L’argent est bel et bien le héros de ce film froid et décalé du réalisateur coréen Im Sang-Soo, brillant cinéaste qui nous avait présenté des opus plus sages à l’instar des très beaux « Une Femme coréenne » et « Le Vieux jardin« .

Placé dans un coffre-fort monumental, l’argent de la famille Baek suscite forcément les convoitises. Amassé par un grand-père aujourd’hui grabataire, il sert aussi dans des opérations pas toujours très propres. En mère fouettard, Madame Baek veille à la fortune familiale de son « président » de mari, qui se révèle, n’étant « pas du même milieu » un simple pion. Nami, la fille (la magnifique Hyo-jin Kim) s’ennuie à mourir tandis que Chu le fils (On Ju-wan) paye en séjours successifs en prison les combines familiales. Un membre extérieur du clan, Jounhjak, le secrétaire de Madame Baek, parvient malgré lui à gagner sa confiance… Mais pour combien de temps?

Dans le décor design et luxueux d’une superbe maison se noue l’intrigue de « L’Ivresse de l’argent »: on y est épié, on y brasse des affaires, on y organise des parties fines… On y meurt aussi, noyé dans la piscine.

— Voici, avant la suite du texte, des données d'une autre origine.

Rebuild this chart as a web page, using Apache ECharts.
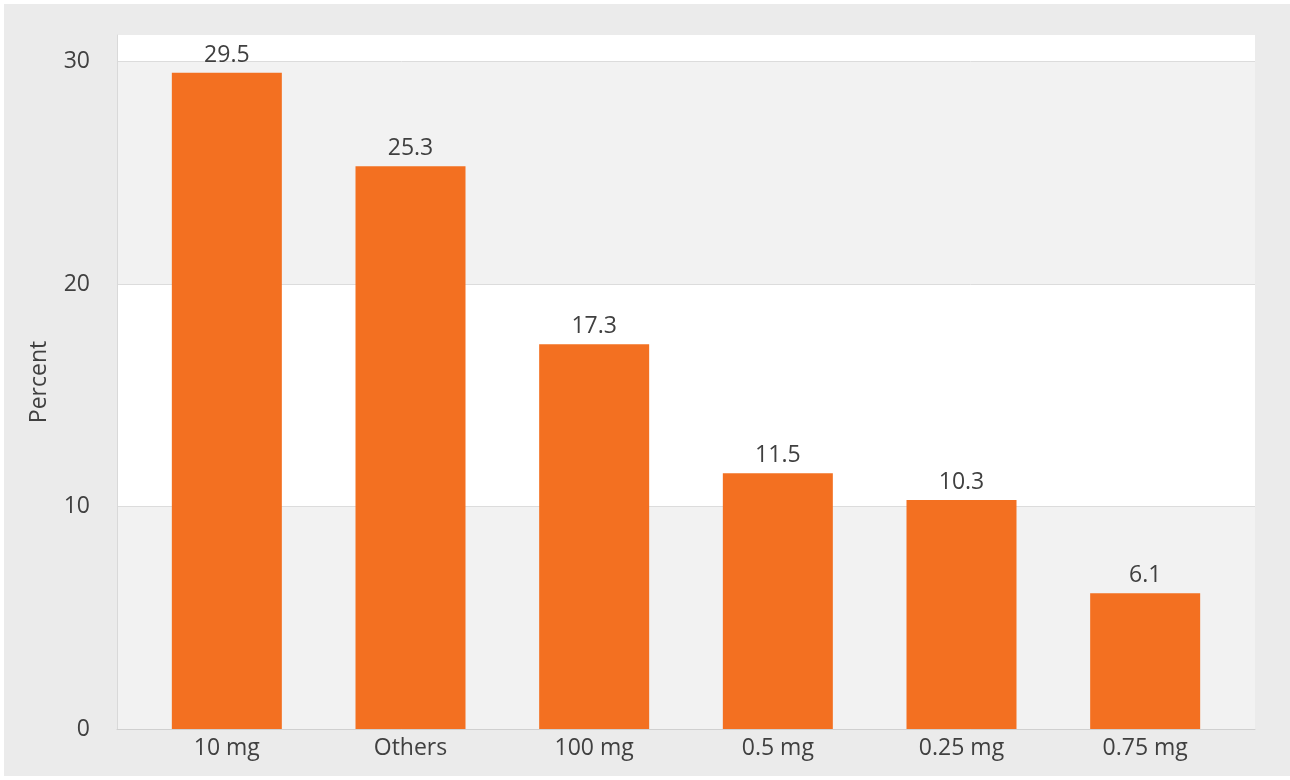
<!DOCTYPE html>
<html>
<head>
<meta charset="utf-8">
<script src="https://cdn.jsdelivr.net/npm/echarts@6/dist/echarts.min.js"></script>
<style>
  html, body { margin: 0; padding: 0; background: #ffffff; }
  #chart { position: absolute; left: 4px; top: 4px; width: 1286px; height: 772px; }
</style>
</head>
<body>
<div id="chart"></div>
<script>
const categories = ['10 mg', 'Others', '100 mg', '0.5 mg', '0.25 mg', '0.75 mg']
const percents = [29.5, 25.3, 17.3, 11.5, 10.3, 6.1]
const yTicks = { min: 0, max: 31.2, interval: 10 }

const textColor = '#404040'
const font = '"Open Sans", "Noto Sans", sans-serif'

const chart = echarts.init(document.getElementById('chart'))

chart.setOption({
  backgroundColor: '#ebebeb',
  animation: false,
  grid: [
    // background bands + y axis
    { left: 113, right: 35, top: 31, bottom: 47 },
    // bars (category axis is a bit narrower than the plot area)
    { left: 131, right: 53, top: 31, bottom: 47 },
  ],
  xAxis: [
    {
      gridIndex: 0,
      type: 'category',
      data: [''],
      axisLine: { show: true, lineStyle: { color: '#d0d0d0', width: 1 } },
      axisTick: { show: false },
      axisLabel: { show: false },
    },
    {
      gridIndex: 1,
      type: 'category',
      data: categories,
      axisLine: { show: false },
      axisTick: { show: false },
      axisLabel: { color: textColor, fontSize: 23, fontFamily: font, margin: 8 },
    },
  ],
  yAxis: [
    {
      gridIndex: 0,
      type: 'value',
      min: yTicks.min,
      max: yTicks.max,
      interval: yTicks.interval,
      name: 'Percent',
      nameLocation: 'middle',
      nameGap: 66,
      nameTextStyle: { color: textColor, fontSize: 23, fontFamily: font },
      axisLine: { show: true, lineStyle: { color: '#d9d9d9' } },
      axisTick: { show: false },
      axisLabel: { color: textColor, fontSize: 23, fontFamily: font, margin: 27, showMaxLabel: false },
      splitLine: { show: true, showMaxLine: false, lineStyle: { color: '#dcdcdc' } },
      splitArea: { show: true, areaStyle: { color: ['#f2f2f2', '#ffffff'] } },
    },
    {
      gridIndex: 1,
      type: 'value',
      min: yTicks.min,
      max: yTicks.max,
      interval: yTicks.interval,
      show: false,
      splitLine: { show: false },
    },
  ],
  series: [
    {
      type: 'bar',
      xAxisIndex: 1,
      yAxisIndex: 1,
      data: percents,
      barWidth: 110,
      itemStyle: { color: '#f37021' },
      label: {
        show: true,
        position: 'top',
        distance: 6,
        color: textColor,
        fontSize: 23,
        fontFamily: font,
        formatter: (p) => p.value.toFixed(1),
      },
    },
  ],
})
</script>
</body>
</html>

L’atmosphère étouffante du film est brillamment retranscrite par le cinéaste: sa maîtrise du cadre et la somptuosité de l’image en font une œuvre épurée et rare. Le rythme du film, certes lent, participe à l’oppression qui envahit peu à peu le héros (parfait Kim Kang-woo). Celui-ci, peu loquace et entièrement dédié aux volontés familiales, commente ses sentiments en voix-off.

La grande originalité de « L’Ivresse de l’argent », c’est son côté totalement décalé. Il nous amène là où on ne l’attend pas: la violence n’y est pas forcément physique, l’amour y est forcé ou illégitime et les sentiments y sont absents. La scène du « viol » de Madame Baek est irrésistible, tout comme la bagarre entre le secrétaire et le fils de famille. D’ailleurs, ce dernier maintient que, malgré un amour qui se profile entre le secrétaire (futur « Président » ?) et Nami, il ne fera jamais partie du clan. Le brillant film d’Im Sang-Soo est une réflexion intelligente sur le capitalisme exacerbé et rappelle les thèses autrefois énoncées par Marx: la propriété restera toujours aux mains des détenteurs du capital.